Some trips take a lot of beating. The 3 day Outer-Sounds Adventure is hotly sought-after within our guiding team due to the "expedition" style of the trip.  I was fortunate to draw the short straw on a 3 day Outer-Sounds trip recently and shared a special experience with my two Australian clients Hermann and Myra.

During the trip took the opportunity to paddle to Motuara Island in the outer-Queen Charlotte Sound.  It is a favourite spot to spend an hour or two looking for some of the rare NZ native birds released and breeding there.  Even sailing by affords you unrivalled opportunities to listen to the bell birds, saddlebacks etc.
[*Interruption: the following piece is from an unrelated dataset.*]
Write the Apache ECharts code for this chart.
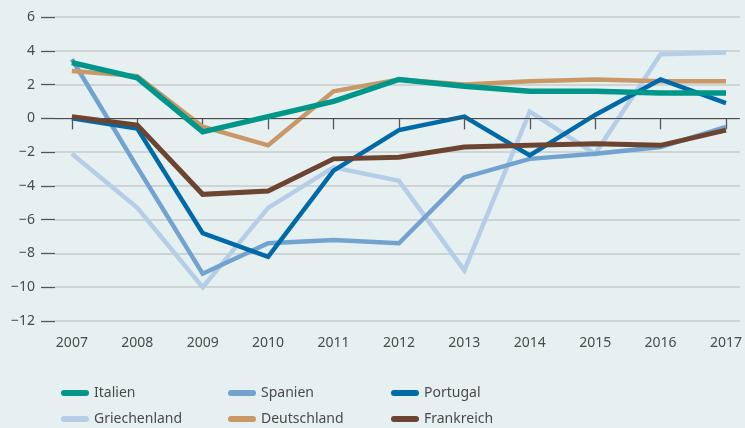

Having pulled up beside the Moutara Island jetty, Hermann decided to stay on the jetty and observe what fish life was passing and keep an eye on our kayaks.  Myra and I wandered in a leisurely fashion up the track, conscious that we had the island to ourselves before the water taxis and cruise boats dropped various visitors off later in the morning.  It was a bonus however to come across the Department of Conservation staff (Duncan and Liz), on a project to change the radio transmitters on the juvenile Okarito Kiwis which are released on the island to enhance their survival rates. 
We were invited by Duncan and Liz to join them as they attempted to track down one last bird that had been eluding them. Our expectations were low as we set out sliding down the steep southerly slope, scratching through the undergrowth.  Myra was still wearing her kayaking footwear, socks and jandals – not ideal for bush bashing. 
Suddenly the DOC workers stopped, listening to the noises in their earphones, dropped all the equipment and scouted round for holes.  Within seconds Liz was pulling one sleepy kiwi out of its nest and putting it into a dark cloth bag.  This was a known kiwi so not of special interest.  Another one was pulled out, a bit more feisty.  This was handed to me to hold (by its back legs, supporting its body and cradling its head, kept it calm) and then the third which was the transmitting kiwi.  We watched enthralled as one apparatus was removed and another attached and taped carefully on and tested.  It was a delight to help the weighing of the Kiwi. 

A big thank you to the Duncan and Liz for allowing us to share this special experience.  It was not only a privilege for me to hold a Kiwi, but also for Myra, an Australian now living in Hawaii, to observe and be part of the conservation of  one of our national icons.  It is no wonder the 3 day Outer-Sounds Adventure has such a reputation in our guiding fraternity.